There are many such stories. The fisherfolk were the worst affected by the super-cyclone of 1999. With fishing dinghies destroyed, the men sat at home, unable to earn a living. Soon, grooms were demanding fishing boats as dowry. Those who could scrape together enough to buy a dinghy, or had a dinghy to give away, did so. In times when marrying off their daughters seemed like a remote possibility, that was the price they had to pay.

Adding to the desperation of the situation is that - in the face of spiraling unemployment - more and more educated women are now seeing marriage as the only viable future. This helps entrench dowry even more deeply. The AIDWA survey found that, of the 150 parents interviewed in Puri, Cuttack, Kendrapada, Bhadrak and Sundargarh, a massive 78 per cent believed that dowry should be given.

Namita Panda, Chairperson, Orissa State Mahila Commission, believes that "even if dowry appears to offer a temporary reprieve from insecurity in the pervasive unemployment scenario, the practice itself has reached such dimensions that we are moving backwards from being civilized towards being an uncivilized society".

Praharaj says that they are planning to work on creating associations that will fight "dowry bribery" in Orissa.

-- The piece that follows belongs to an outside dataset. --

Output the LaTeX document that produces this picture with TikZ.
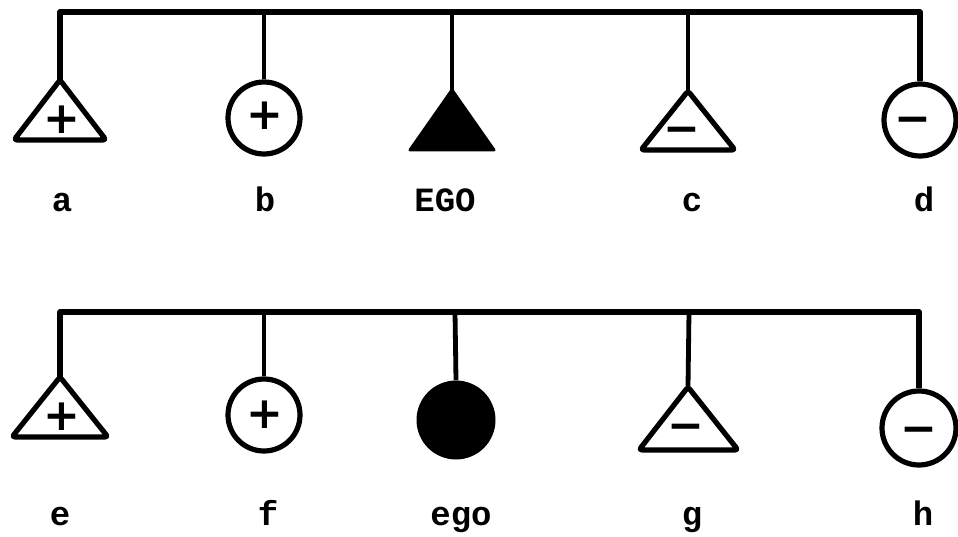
\documentclass[tikz,border=0pt]{standalone}
\usepackage{fontspec}
\newfontfamily\labfamily{Liberation Mono}
\newfontfamily\signfamily{DejaVu Sans}
\begin{document}
\begin{tikzpicture}[x=1pt,y=-1pt,
  kinline/.style={line width=5.4pt, line join=round},
  dropline/.style={line width=4.8pt},
  male/.style={draw, line width=5.2pt, line join=round, rounded corners=3pt},
  maleego/.style={draw, fill, line width=3pt, line join=round},
  female/.style={circle, draw, line width=5.2pt, minimum size=72pt, inner sep=0pt},
  femaleego/.style={circle, fill, minimum size=79pt, inner sep=0pt},
  sign/.style={font=\signfamily\bfseries\fontsize{44}{44}\selectfont, anchor=base, inner sep=0pt, yshift=-15.4pt},
  lab/.style={font=\labfamily\bfseries\fontsize{34}{34}\selectfont, anchor=base, inner sep=0pt}]
\useasboundingbox (0,0) rectangle (958,537);

% ---- first sibling set ----
\coordinate (a) at (60,80);
\node[female] (b) at (264,118) {};
\coordinate (EGO) at (452,90);
\coordinate (c) at (688,91);
\node[female] (d) at (920,120) {};
\coordinate (dtop) at (920,12);
\coordinate (btop) at (264,12);
\coordinate (EGOtop) at (452,12);
\coordinate (ctop) at (688,12);

\draw[kinline] (a) |- (dtop) -- (d.north);
\draw[dropline] (btop) -- (b.north);
\draw[dropline] (EGOtop) -- (EGO);
\draw[dropline] (ctop) -- (c);

\draw[male] (a) -- ++(46,60) -- ++(-92,0) -- cycle;
\path[maleego] (EGO) -- ++(42,60) -- ++(-84,0) -- cycle;
\draw[male] (c) -- ++(47,59) -- ++(-94,0) -- cycle;

\node[sign] (asign) at (62,118) {+};
\node[sign] (bsign) at (265,114) {+};
\node[sign] (csign) at (682,128) {−};
\node[sign] (dsign) at (913,118) {−};

\node[lab] (alab) at (62,212) {a};
\node[lab] (blab) at (265,212) {b};
\node[lab] (EGOlab) at (445,212) {EGO};
\node[lab] (clab) at (692,212) {c};
\node[lab] (dlab) at (924,212) {d};

% ---- second sibling set ----
\coordinate (e) at (60,377);
\node[female] (f) at (264,415) {};
\node[femaleego] (ego) at (456,420) {};
\coordinate (g) at (688,387);
\node[female, minimum size=74pt] (h) at (919,428) {};
\coordinate (htop) at (919,312);
\coordinate (ftop) at (264,312);
\coordinate (egotop) at (455,312);
\coordinate (gtop) at (689,312);

\draw[kinline] (e) |- (htop) -- (h.north);
\draw[dropline] (ftop) -- (f.north);
\draw[dropline] (egotop) -- (ego.north);
\draw[dropline] (gtop) -- (g);

\draw[male] (e) -- ++(48,60) -- ++(-96,0) -- cycle;
\draw[male] (g) -- ++(50,63) -- ++(-99,0) -- cycle;

\node[sign] (esign) at (62,415) {+};
\node[sign] (fsign) at (265,413) {+};
\node[sign] (gsign) at (686,425) {−};
\node[sign] (hsign) at (919,428) {−};

\node[lab] (elab) at (60,525) {e};
\node[lab] (flab) at (268,525) {f};
\node[lab] (egolab) at (461,525) {ego};
\node[lab] (glab) at (692,525) {g};
\node[lab] (hlab) at (923,525) {h};
\end{tikzpicture}
\end{document}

In addition to awareness generation activities in rural areas through plays, songs and dances, they will also organize mass oath-taking, where parents of boys will pledge to oppose dowry.

In urban areas, they plan to hold public protests against marriages that exceed the expenditure ceiling guidelines in the state. (Orissa has expenditure ceiling guidelines governing marriages, that stipulate that the combined cost of feasts and gifts to daughters during weddings should not exceed Rs 25,000. These guidelines are, by and large, ignored and have been criticized as being impractical.)

Unless the government, NGOs and concerned citizens take immediate and concerted action, the menace of dowry will continue to claim the lives of many more women.